Join us for Professor Matthew Santer’s Imperial Inaugural online or in person.
There is no need to register to attend so please be sure to use the add to calendar button.
We look forward to seeing you on Wednesday 19 February!
Abstract
The size of structures designed to operate in space is fundamentally constrained by the size of available launchers. Deployable structures — which package tightly for launch and then deploy in space for operation — offer a means to address this problem. A recent successful example of this was the James Webb Space Telescope which used deployment to achieve a primary reflector with a diameter over two-and-a-half times greater than the non-deployable Hubble Space Telescope. Deployable structures are challenging to design and operate. They must be robust, lightweight, precise, and deploy as expected after enduring launch and the space environment.

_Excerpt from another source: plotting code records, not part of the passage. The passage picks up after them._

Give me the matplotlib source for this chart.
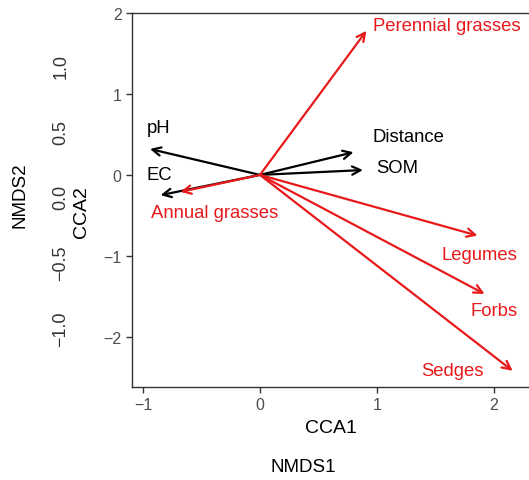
import matplotlib
matplotlib.use("Agg")
import matplotlib.pyplot as plt

plt.rcParams["font.family"] = ["Liberation Sans", "DejaVu Sans"]

# environmental vectors (black)
env_names = ["pH", "EC", "Distance", "SOM"]
env_x = [-0.94, -0.85, 0.80, 0.88]
env_y = [0.32, -0.25, 0.28, 0.06]
env_label_x = [-0.97, -0.97, 0.96, 0.99]
env_label_y = [0.59, 0.00, 0.47, 0.09]

# functional groups (red)
grp_names = ["Perennial grasses", "Annual grasses", "Legumes", "Forbs", "Sedges"]
grp_x = [0.91, -0.68, 1.86, 1.92, 2.16]
grp_y = [1.78, -0.21, -0.75, -1.47, -2.42]
grp_label_x = [0.97, -0.93, 2.20, 2.20, 1.91]
grp_label_y = [1.85, -0.46, -0.98, -1.67, -2.42]
grp_label_ha = ["left", "left", "right", "right", "right"]

cca_xticks = [-1, 0, 1, 2]
cca_yticks = [-2, -1, 0, 1, 2]
nmds_yticks = [-1.0, -0.5, 0.0, 0.5, 1.0]

RED = "#E8191B"
GREY = "#4D4D4D"

W, H = 529, 481
fig = plt.figure(figsize=(W / 100, H / 100), dpi=100)

# outer (NMDS) axes: only the y tick labels are shown
ax0 = fig.add_axes([75 / W, 1 - 388 / H, 1 - 75 / W, 374 / H])
ax0.set_ylim(-1.45, 1.40)
ax0.set_xlim(0, 1)
ax0.set_yticks(nmds_yticks)
ax0.set_yticklabels([f"{v:.1f}".replace("-", "\u2212") for v in nmds_yticks],
                    rotation=90, va="center", fontsize=13, color="#333333")
ax0.tick_params(axis="y", length=0, pad=4)
ax0.set_xticks([])
for s in ax0.spines.values():
    s.set_visible(False)
ax0.patch.set_visible(False)

# inner (CCA) axes
ax = fig.add_axes([132 / W, 1 - 388 / H, 1 - 132 / W, 374 / H])
ax.set_xlim(-1.094, 2.30)
ax.set_ylim(-2.62, 2.0)
ax.set_xticks(cca_xticks)
ax.set_yticks(cca_yticks)
ax.tick_params(labelsize=11.5, labelcolor=GREY, color="#333333", length=4, width=1)
ax.spines["right"].set_visible(False)
for k in ["left", "bottom", "top"]:
    ax.spines[k].set_color("#333333")
    ax.spines[k].set_linewidth(1.0)
ax.set_xlabel("CCA1", fontsize=14, labelpad=5)
ax.set_ylabel("CCA2", fontsize=14)
ax.yaxis.set_label_coords((90 - 132) / (W - 132), 0.47)
ax.patch.set_visible(False)

for x, y, lx, ly, name in zip(env_x, env_y, env_label_x, env_label_y, env_names):
    ax.annotate("", xy=(x, y), xytext=(0, 0),
                arrowprops=dict(arrowstyle="->,head_length=0.6,head_width=0.3",
                                color="black", lw=1.6, shrinkA=0, shrinkB=0))
    ax.text(lx, ly, name, ha="left", va="center", fontsize=13.3, color="black")

for x, y, lx, ly, ha, name in zip(grp_x, grp_y, grp_label_x, grp_label_y, grp_label_ha, grp_names):
    ax.annotate("", xy=(x, y), xytext=(0, 0),
                arrowprops=dict(arrowstyle="->,head_length=0.6,head_width=0.3",
                                color=RED, lw=1.6, shrinkA=0, shrinkB=0))
    ax.text(lx, ly, name, ha=ha, va="center", fontsize=13.3, color=RED)

fig.text(20 / W, 1 - 195 / H, "NMDS2", rotation=90, ha="center", va="center", fontsize=13.5)
fig.text(303 / W, 1 - 468 / H, "NMDS1", ha="center", va="center", fontsize=13.5)

fig.savefig("out.png", dpi=100)
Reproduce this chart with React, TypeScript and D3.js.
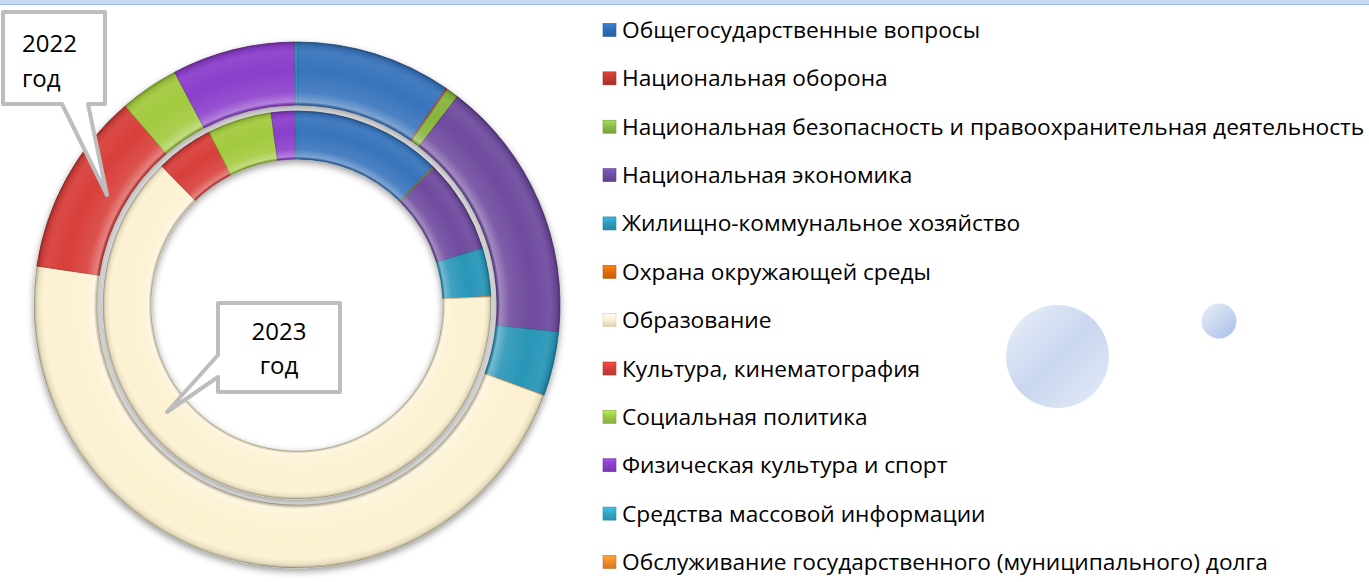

Matthew Santer is Professor of Aerospace Structures in the Department of Aeronautics at Imperial College London where he has been researching how some of these challenges can be addressed. In his inaugural lecture he will discuss how structural nonlinearity, optimization, origami, and tape measures (really) are influencing the design of novel deployable antennas and next-generation landers for extra-terrestrial bodies.
Biography
Matthew Santer is Professor of Aerospace Structures in the Department of Aeronautics at Imperial College London. He is also a Co-Director of the newly-formed School of Space, Security and Telecoms. His research focuses on the analysis, design and optimization of structures for aerospace applications with novel and unexpected characteristics. He is a Fellow of the Royal Aeronautical Society and an Associate Fellow of the American Institute of Aeronautics and Astronautics (AIAA). He is a member and former chair of the AIAA Spacecraft Structures Technical Committee.
He graduated from the University of Oxford with an MEng in Engineering Science in 2000 and, following a period in the space industry, with a PhD in Structural Engineering from the University of Cambridge in 2006. Following this he remained as a Research Associate at the University of Cambridge before joining Imperial College London in 2008.